I guess Ani D. says it well when she sings "I don't need to tell you what this is about. . You just start on the inside and work. . your. . way. . out." All the other stuff will work itself out. so please keep trying.
Steph said…
Exactly. So well put.

I think this "eat your fear" theory applies to all the arts, performing and otherwise.

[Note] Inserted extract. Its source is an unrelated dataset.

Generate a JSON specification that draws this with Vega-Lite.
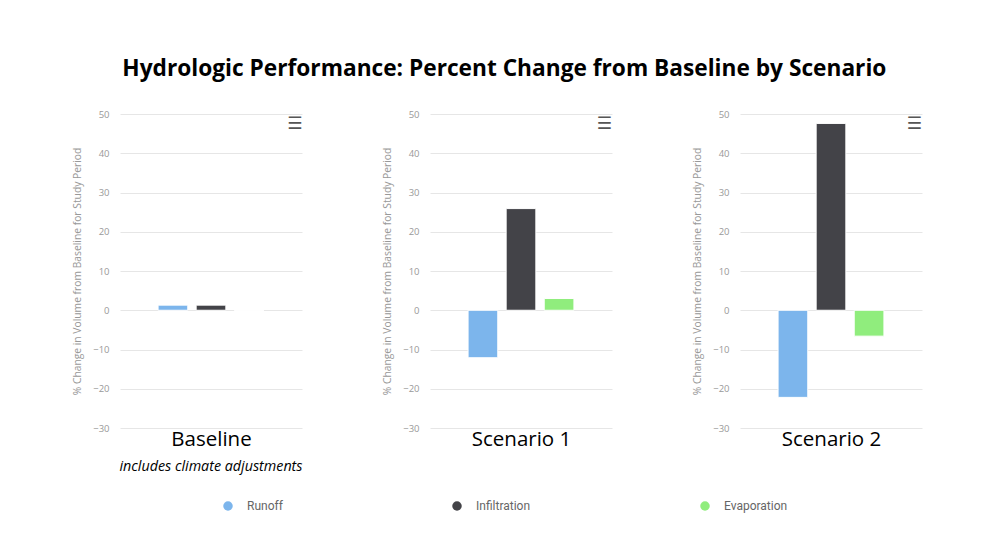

You have always been a fear-defying player to some degree, Suze, even when you were a kid. I always felt that was the thing that set you apart.
Anonymous said…
wow, fear does have a lot of power, and aren't we all so full of it lately?! fear can impede all kinds of life experiences, and it makes such a profound statement in our lives.

thanks, suze.
katie
pamigelsrud said…
I started a reply here, but then decided to just post on my own blog... I think you play the piano beautifully -- so musically, so "in the flow", so I'm very excited to hear what you sound like when you play without fear. That's exciting!
Jenn Hacker said…
The beginning of your post reminds me of the running jokes on Animaniacs. Yakko, Wakko and Dot are chimney sweeps who come to Beethoven's house to clean his chimneys. Beethoven is working at the piano. The Warner Brothers (and the Warner Sister) are humming Beethoven's 5th and getting on Beethoven's nerves. He yells at them to leave because he's working. Dot asks "What'cha dooooooooooooooooooooin'?" Beethoven responds that he's working, that he's a pianist. Yakko responds, "Really, you admit that in public? I'd get that looked at if I were you!" or something to that effect. I'll be able to quote it verbatim once I buy myself Season 1 of Animaniacs for either my birthday present or Christmas present to myself this year. Anyway, you reminded me of that. And the rest of the post was good, too.
Becca said…
I think at some point, Yakko kisses his hand and says, "Good night, everybody!"

Yeah, my first thought, too. I'm such a child.
Jenn Hacker said…
I am sooooooooooooooooo buying myself vol. 1 and vol. 2 of Animaniacs for Christmas. Vol. 2 comes out Dec. 13, I think. They need to release Tiny Toon Adventures on DVD, as well.